El Greco, miniature Tête du ChristL’exposition est courte (une soixantaine d’œuvres), voit large (cf. son titre), mais ne déçoit pas si l’on est prévenu de sa véritable substance.
Issus de la collection de l’homme d’affaires mexicain Juan Antonio Pérez Simón, ces tableaux ne sont pas de ceux que l’ont peut habituellement admirer dans les musées. Tel est l’intérêt de la visite, auquel s’ajoute celui d’offrir une idée de la production espagnole sur une période de pas moins de quatre siècles. Et si manquent deux très grands du XVII°, Vélasquez et Zurbarán, dans l’ensemble, du Siècle d’Or au XX° siècle, on fait ici un fort joli paseo ibérique.

Mêlant approches thématique et chronologique, le parcours débute par les fêtes espagnoles, avec deux tableaux de la Plaza Major, construite au début du XVII°, haut-lieu de festivités royales de Madrid devenue capitale sous le règne des Habsbourg en 1561. L’on découvre avec ravissement dans cette salle l’artiste catalan Anglada-Camarasa (1872-1959) avec une Feria de Valence (1907) éclatante de couleurs, où se lisent les inspirations parisiennes et viennoises, symbolisme, veine décorative de Klimt et Art nouveau. Y est également exposé un très beau Dalí bourré de références (dont celle au fameux Enterrement du Comte d’Orgaz du Greco à Tolède), qui était un projet de décor pour un ballet.

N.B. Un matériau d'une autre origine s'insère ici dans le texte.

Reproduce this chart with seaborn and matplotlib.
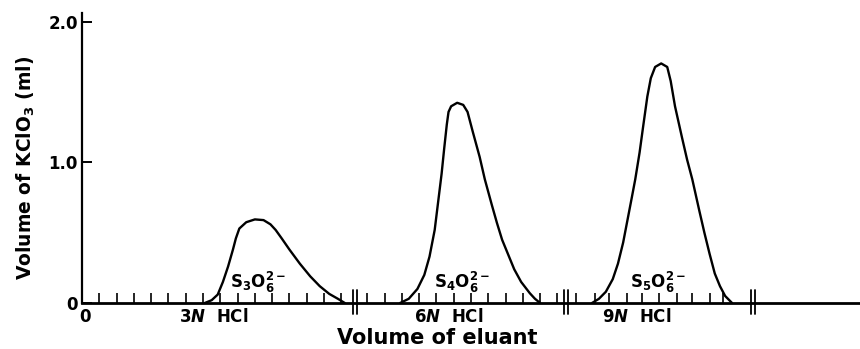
import numpy as np
import pandas as pd
import matplotlib
matplotlib.use("Agg")
import matplotlib.pyplot as plt
import seaborn as sns

# elution curves, x in tick units (volume of eluant), y in ml of KClO3
s3_x = [7.1, 7.5, 7.85, 8.15, 8.45, 8.73, 8.9, 9.1, 9.5, 10.0, 10.5, 10.9, 11.2, 11.55,
        12.0, 12.6, 13.2, 13.75, 14.3, 14.8, 15.2]
s3_y = [0.0, 0.02, 0.06, 0.15, 0.26, 0.38, 0.46, 0.53, 0.575, 0.595, 0.59, 0.56, 0.52, 0.46,
        0.38, 0.28, 0.19, 0.12, 0.065, 0.03, 0.0]

s4_x = [18.4, 18.9, 19.4, 19.8, 20.1, 20.4, 20.6, 20.8, 20.95, 21.1, 21.2, 21.35, 21.7, 22.05,
        22.3, 22.6, 23.0, 23.3, 23.7, 24.0, 24.3, 24.7, 25.0, 25.4, 25.9, 26.2, 26.5]
s4_y = [0.0, 0.03, 0.10, 0.20, 0.33, 0.52, 0.72, 0.92, 1.10, 1.27, 1.36, 1.40, 1.425, 1.41,
        1.36, 1.22, 1.04, 0.88, 0.70, 0.57, 0.45, 0.33, 0.24, 0.15, 0.07, 0.03, 0.0]

s5_x = [29.5, 29.9, 30.3, 30.7, 31.0, 31.3, 31.55, 31.8, 32.0, 32.25, 32.45, 32.7, 32.9, 33.15,
        33.5, 33.85, 34.05, 34.3, 34.7, 35.0, 35.3, 35.7, 36.0, 36.3, 36.6, 36.9, 37.2, 37.6]
s5_y = [0.0, 0.03, 0.08, 0.17, 0.28, 0.43, 0.59, 0.75, 0.88, 1.07, 1.25, 1.47, 1.60, 1.68,
        1.705, 1.68, 1.58, 1.40, 1.18, 1.02, 0.88, 0.66, 0.50, 0.35, 0.21, 0.12, 0.05, 0.0]

species = [r"S$_3$O$_6^{2-}$", r"S$_4$O$_6^{2-}$", r"S$_5$O$_6^{2-}$"]
species_x = [10.2, 22.0, 33.3]

eluants = [r"3$\it{N}$  HCl", r"6$\it{N}$  HCl", r"9$\it{N}$  HCl"]
eluant_x = [7.6, 21.2, 32.1]

minor_ticks = list(range(1, 16)) + [16.5 + i for i in range(12)] + [28.6, 29.7, 30.5, 31.5, 32.4, 33.4, 34.4, 35.3, 36.3, 37.1]
breaks = [15.8, 28.0, 38.8]

sns.set_style("ticks", {'text.color': 'black', 'axes.edgecolor': 'black',
                        'xtick.color': 'black', 'ytick.color': 'black'})
plt.rcParams['font.family'] = ['DejaVu Sans']
plt.rcParams['font.weight'] = 'bold'
plt.rcParams['mathtext.default'] = 'regular'

fig = plt.figure(figsize=(8.6, 3.49), dpi=100)
ax = fig.add_axes([82/860, 46/349, 778/860, 290/349])

df = pd.concat([
    pd.DataFrame({'x': s3_x, 'y': s3_y, 'ion': 'S3'}),
    pd.DataFrame({'x': s4_x, 'y': s4_y, 'ion': 'S4'}),
    pd.DataFrame({'x': s5_x, 'y': s5_y, 'ion': 'S5'}),
])
sns.lineplot(data=df, x='x', y='y', units='ion', estimator=None, color='black',
             lw=1.7, ax=ax, legend=False)

ax.set_xlim(0, 45)
ax.set_ylim(0, 2.064)
for s in ['top', 'right']:
    ax.spines[s].set_visible(False)
ax.spines['left'].set_linewidth(1.6)
ax.spines['bottom'].set_linewidth(2.0)

ax.set_yticks([0, 1, 2])
ax.set_yticklabels(['0', '1.0', '2.0'], fontsize=12)
ax.tick_params(axis='y', direction='in', length=7, width=1.4, pad=3)
ax.set_xticks(minor_ticks)
ax.set_xticklabels([])
ax.tick_params(axis='x', direction='in', length=7, width=1.2)
ax.set_xlabel('')
ax.set_ylabel('')

# axis break marks
for b in breaks:
    for dx in (-0.12, 0.12):
        ax.plot([b + dx, b + dx], [-0.08, 0.09], color='black', lw=1.3, clip_on=False)

for lab, xx in zip(species, species_x):
    ax.text(xx, 0.145, lab, ha='center', va='center', fontsize=12)

ax.text(0.2, -0.10, '0', ha='center', va='center', fontsize=12)
for lab, xx in zip(eluants, eluant_x):
    ax.text(xx, -0.10, lab, ha='center', va='center', fontsize=12)

fig.text(437/860, 1 - 338/349, 'Volume of eluant', ha='center', va='center', fontsize=15)
fig.text(26/860, 1 - 168/349, r'Volume of KClO$_3$ (ml)', ha='center', va='center',
         rotation=90, fontsize=13.5)

fig.savefig('out.png', dpi=100)
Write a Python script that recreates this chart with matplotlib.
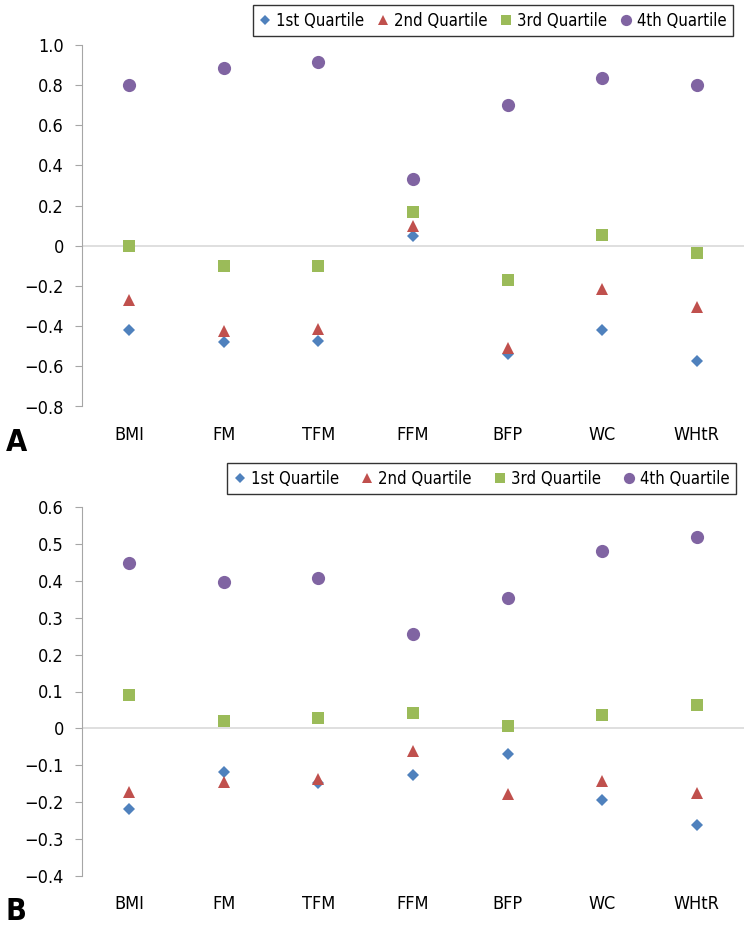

La peinture religieuse fut un des temps forts du Siècle d’or : après le Concile de Trente les autorités voulaient affirmer avec force images la vigueur de la religion catholique, couvrant les églises de peintures du Christ, de la Vierge et des Saints afin d’inculquer aux fidèles souvent illettrés les idées et les pratiques nées de la Contre-Réforme. Murillo (1617-1682), le plus doux, et Ribera (1591-1652), le plus poignant en produisirent un grand nombre. On admire ici une Immaculée Conception du premier et un frappant Saint Jérôme du deuxième. Le cher Greco est également présent grâce à une miniature de dix centimètres de haut Tête de Christ aux yeux plein de larmes sur un visage livide, d’une très belle humanité.

Goya, collection Perez SimonDans la salle consacrée à l’art du portrait, un grand portrait féminin de Goya se laisse longuement contempler. L’artiste semble avoir joué sur le contraste entre la monumentalité du buste drapé d’étoffes et de fourrure de l’Infante et un visage très naturel dont les yeux sont d’une extraordinaire expressivité.
Plus loin, les esquisses et les peintures de Sorolla répandent leur incomparable lumière, avec des scènes de loisirs sur la plage et de pêche au cadrage presque photographique (sur ce peintre, voir le billet du 6 mars 2007, rendant compte d’une exposition magnifique présentée au Petit Palais).
Ajoutez à cela deux natures mortes cubistes de haute tenue de Juan Gris et de Picasso, des nus de ce dernier, quelques Miró et même un Tàpies, et vous reconnaîtrez que les choix sot plutôt convaincants.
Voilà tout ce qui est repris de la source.